Employers in May advertised 241,500 positions, according to seasonally adjusted data released on Thursday by the Australian Bureau of Statistics.

Public sector vacancies rose 3.8 per cent but vacancies in the much larger private sector fell 1.6 per cent.

That pulled the overall rate of growth down from 1.2 per cent in the February quarter – and from 6.7 per cent a year ago.

ABS chief economist Bruce Hockman said growth in vacancies was noticeably weaker in 2019 than it had been in 2018.

“Growth in the quarterly trend measure of job vacancies was 0.3 per cent in May 2019, which was well below the 4.1 per cent a year ago,” Mr Hockman said.

“This was consistent with the recent slowing in other economic indicators.”

The most recent jobless figures showed Australia’s unemployment rate remained steady in May.

But underemployment has risen due to a jobs surge overwhelmingly weighted towards part-time work. Part-time jobs accounted for 94 per cent of the May monthly increase in employment.

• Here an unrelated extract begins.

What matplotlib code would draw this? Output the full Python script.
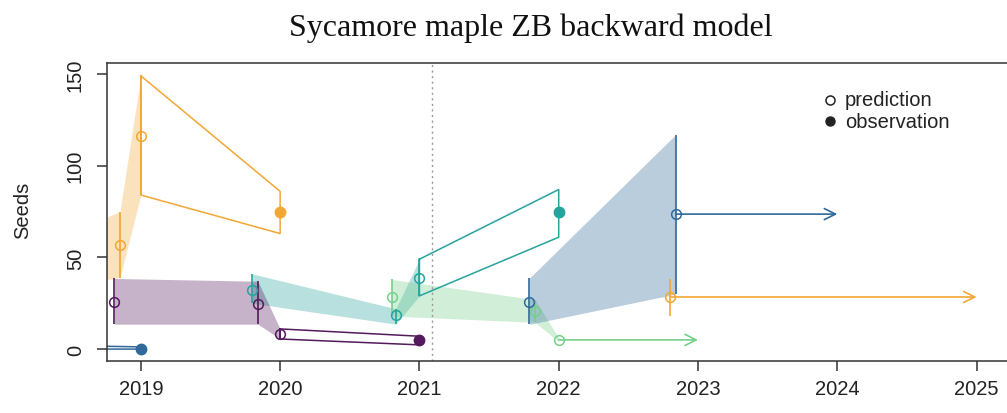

Figures out last month showed the economy grew by an underwhelming 0.4 per cent in the March quarter as household spending weakened and the property construction downturn rolled on.

The Reserve Bank has cut the cash rate at each of its past two board meetings – the first time it has done so since 2012 – to try to stimulate the economy. It is also closely monitoring the labour market for any sign that further reductions could be needed.

“We remain of the view that the RBA will cut,” AMP chief economist Shane Oliver said on Thursday.

“The RBA is expected to cut 0.75 per cent November and 0.5 per cent in February.”

Tasmania had the largest percentage increase in vacancies in the year to May. The largest percentage fall in vacancies was in Victoria.